What to work on:
Retype the material in full, keeping every word the same.
——
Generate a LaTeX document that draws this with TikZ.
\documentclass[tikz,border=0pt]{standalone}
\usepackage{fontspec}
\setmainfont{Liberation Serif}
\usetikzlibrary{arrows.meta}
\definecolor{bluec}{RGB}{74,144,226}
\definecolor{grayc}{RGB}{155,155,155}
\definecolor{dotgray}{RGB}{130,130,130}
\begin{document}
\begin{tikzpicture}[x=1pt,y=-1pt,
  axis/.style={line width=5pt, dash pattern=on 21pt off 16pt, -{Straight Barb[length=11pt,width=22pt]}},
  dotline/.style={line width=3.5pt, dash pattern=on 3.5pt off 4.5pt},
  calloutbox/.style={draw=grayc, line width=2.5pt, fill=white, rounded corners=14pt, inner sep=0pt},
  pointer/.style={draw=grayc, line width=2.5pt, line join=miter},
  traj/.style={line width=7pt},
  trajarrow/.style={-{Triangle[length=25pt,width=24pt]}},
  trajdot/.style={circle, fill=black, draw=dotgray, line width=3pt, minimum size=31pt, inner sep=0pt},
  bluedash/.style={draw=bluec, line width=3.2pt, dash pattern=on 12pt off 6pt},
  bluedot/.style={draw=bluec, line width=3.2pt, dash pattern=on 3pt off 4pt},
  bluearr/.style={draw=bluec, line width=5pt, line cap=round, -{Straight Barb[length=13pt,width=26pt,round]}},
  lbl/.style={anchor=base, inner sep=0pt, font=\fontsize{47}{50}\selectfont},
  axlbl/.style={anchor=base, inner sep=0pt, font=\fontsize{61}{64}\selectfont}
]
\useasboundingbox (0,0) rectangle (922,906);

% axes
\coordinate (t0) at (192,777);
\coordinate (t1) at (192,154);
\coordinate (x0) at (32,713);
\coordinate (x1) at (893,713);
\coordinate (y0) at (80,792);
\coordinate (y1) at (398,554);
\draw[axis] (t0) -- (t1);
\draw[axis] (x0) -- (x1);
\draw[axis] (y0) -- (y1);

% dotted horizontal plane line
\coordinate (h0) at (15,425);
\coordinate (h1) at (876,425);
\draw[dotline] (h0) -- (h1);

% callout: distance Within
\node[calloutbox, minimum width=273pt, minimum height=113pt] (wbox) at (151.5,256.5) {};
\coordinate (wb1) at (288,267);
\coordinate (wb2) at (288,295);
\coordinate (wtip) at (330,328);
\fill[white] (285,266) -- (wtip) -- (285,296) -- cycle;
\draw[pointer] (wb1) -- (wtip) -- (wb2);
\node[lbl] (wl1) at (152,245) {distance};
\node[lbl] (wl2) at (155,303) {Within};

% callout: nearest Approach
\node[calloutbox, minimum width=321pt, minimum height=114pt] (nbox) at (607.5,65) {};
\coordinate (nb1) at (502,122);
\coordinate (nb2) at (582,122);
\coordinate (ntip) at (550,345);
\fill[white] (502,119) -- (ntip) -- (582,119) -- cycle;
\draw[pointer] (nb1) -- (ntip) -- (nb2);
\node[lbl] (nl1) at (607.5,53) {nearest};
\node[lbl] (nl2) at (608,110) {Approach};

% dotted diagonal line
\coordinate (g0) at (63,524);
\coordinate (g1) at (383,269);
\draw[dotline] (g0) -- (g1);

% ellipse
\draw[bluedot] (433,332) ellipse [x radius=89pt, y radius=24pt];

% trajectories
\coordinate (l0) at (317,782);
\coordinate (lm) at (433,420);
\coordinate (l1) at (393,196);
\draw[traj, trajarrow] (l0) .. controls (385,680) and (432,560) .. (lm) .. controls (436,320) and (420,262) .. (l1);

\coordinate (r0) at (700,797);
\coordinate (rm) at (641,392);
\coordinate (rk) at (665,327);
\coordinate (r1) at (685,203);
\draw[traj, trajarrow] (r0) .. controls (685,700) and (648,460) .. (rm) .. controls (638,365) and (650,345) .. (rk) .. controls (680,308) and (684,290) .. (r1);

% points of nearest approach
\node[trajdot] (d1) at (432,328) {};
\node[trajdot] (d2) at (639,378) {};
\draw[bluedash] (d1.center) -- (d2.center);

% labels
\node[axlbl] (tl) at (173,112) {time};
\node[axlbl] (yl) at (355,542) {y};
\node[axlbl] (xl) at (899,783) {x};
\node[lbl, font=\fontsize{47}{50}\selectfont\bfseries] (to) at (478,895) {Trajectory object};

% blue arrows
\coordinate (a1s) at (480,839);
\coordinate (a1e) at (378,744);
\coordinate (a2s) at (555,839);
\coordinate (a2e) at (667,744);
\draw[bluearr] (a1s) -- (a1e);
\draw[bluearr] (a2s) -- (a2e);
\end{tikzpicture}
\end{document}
——
Output of the exercise:
Generate a LaTeX document that draws this with TikZ.
\documentclass[tikz,border=0pt]{standalone}
\usepackage{fontspec}
\setmainfont{Liberation Serif}
\usetikzlibrary{arrows.meta}
\definecolor{bluec}{RGB}{74,144,226}
\definecolor{grayc}{RGB}{155,155,155}
\definecolor{dotgray}{RGB}{130,130,130}
\begin{document}
\begin{tikzpicture}[x=1pt,y=-1pt,
  axis/.style={line width=5pt, dash pattern=on 21pt off 16pt, -{Straight Barb[length=11pt,width=22pt]}},
  dotline/.style={line width=3.5pt, dash pattern=on 3.5pt off 4.5pt},
  calloutbox/.style={draw=grayc, line width=2.5pt, fill=white, rounded corners=14pt, inner sep=0pt},
  pointer/.style={draw=grayc, line width=2.5pt, line join=miter},
  traj/.style={line width=7pt},
  trajarrow/.style={-{Triangle[length=25pt,width=24pt]}},
  trajdot/.style={circle, fill=black, draw=dotgray, line width=3pt, minimum size=31pt, inner sep=0pt},
  bluedash/.style={draw=bluec, line width=3.2pt, dash pattern=on 12pt off 6pt},
  bluedot/.style={draw=bluec, line width=3.2pt, dash pattern=on 3pt off 4pt},
  bluearr/.style={draw=bluec, line width=5pt, line cap=round, -{Straight Barb[length=13pt,width=26pt,round]}},
  lbl/.style={anchor=base, inner sep=0pt, font=\fontsize{47}{50}\selectfont},
  axlbl/.style={anchor=base, inner sep=0pt, font=\fontsize{61}{64}\selectfont}
]
\useasboundingbox (0,0) rectangle (922,906);

% axes
\coordinate (t0) at (192,777);
\coordinate (t1) at (192,154);
\coordinate (x0) at (32,713);
\coordinate (x1) at (893,713);
\coordinate (y0) at (80,792);
\coordinate (y1) at (398,554);
\draw[axis] (t0) -- (t1);
\draw[axis] (x0) -- (x1);
\draw[axis] (y0) -- (y1);

% dotted horizontal plane line
\coordinate (h0) at (15,425);
\coordinate (h1) at (876,425);
\draw[dotline] (h0) -- (h1);

% callout: distance Within
\node[calloutbox, minimum width=273pt, minimum height=113pt] (wbox) at (151.5,256.5) {};
\coordinate (wb1) at (288,267);
\coordinate (wb2) at (288,295);
\coordinate (wtip) at (330,328);
\fill[white] (285,266) -- (wtip) -- (285,296) -- cycle;
\draw[pointer] (wb1) -- (wtip) -- (wb2);
\node[lbl] (wl1) at (152,245) {distance};
\node[lbl] (wl2) at (155,303) {Within};

% callout: nearest Approach
\node[calloutbox, minimum width=321pt, minimum height=114pt] (nbox) at (607.5,65) {};
\coordinate (nb1) at (502,122);
\coordinate (nb2) at (582,122);
\coordinate (ntip) at (550,345);
\fill[white] (502,119) -- (ntip) -- (582,119) -- cycle;
\draw[pointer] (nb1) -- (ntip) -- (nb2);
\node[lbl] (nl1) at (607.5,53) {nearest};
\node[lbl] (nl2) at (608,110) {Approach};

% dotted diagonal line
\coordinate (g0) at (63,524);
\coordinate (g1) at (383,269);
\draw[dotline] (g0) -- (g1);

% ellipse
\draw[bluedot] (433,332) ellipse [x radius=89pt, y radius=24pt];

% trajectories
\coordinate (l0) at (317,782);
\coordinate (lm) at (433,420);
\coordinate (l1) at (393,196);
\draw[traj, trajarrow] (l0) .. controls (385,680) and (432,560) .. (lm) .. controls (436,320) and (420,262) .. (l1);

\coordinate (r0) at (700,797);
\coordinate (rm) at (641,392);
\coordinate (rk) at (665,327);
\coordinate (r1) at (685,203);
\draw[traj, trajarrow] (r0) .. controls (685,700) and (648,460) .. (rm) .. controls (638,365) and (650,345) .. (rk) .. controls (680,308) and (684,290) .. (r1);

% points of nearest approach
\node[trajdot] (d1) at (432,328) {};
\node[trajdot] (d2) at (639,378) {};
\draw[bluedash] (d1.center) -- (d2.center);

% labels
\node[axlbl] (tl) at (173,112) {time};
\node[axlbl] (yl) at (355,542) {y};
\node[axlbl] (xl) at (899,783) {x};
\node[lbl, font=\fontsize{47}{50}\selectfont\bfseries] (to) at (478,895) {Trajectory object};

% blue arrows
\coordinate (a1s) at (480,839);
\coordinate (a1e) at (378,744);
\coordinate (a2s) at (555,839);
\coordinate (a2e) at (667,744);
\draw[bluearr] (a1s) -- (a1e);
\draw[bluearr] (a2s) -- (a2e);
\end{tikzpicture}
\end{document}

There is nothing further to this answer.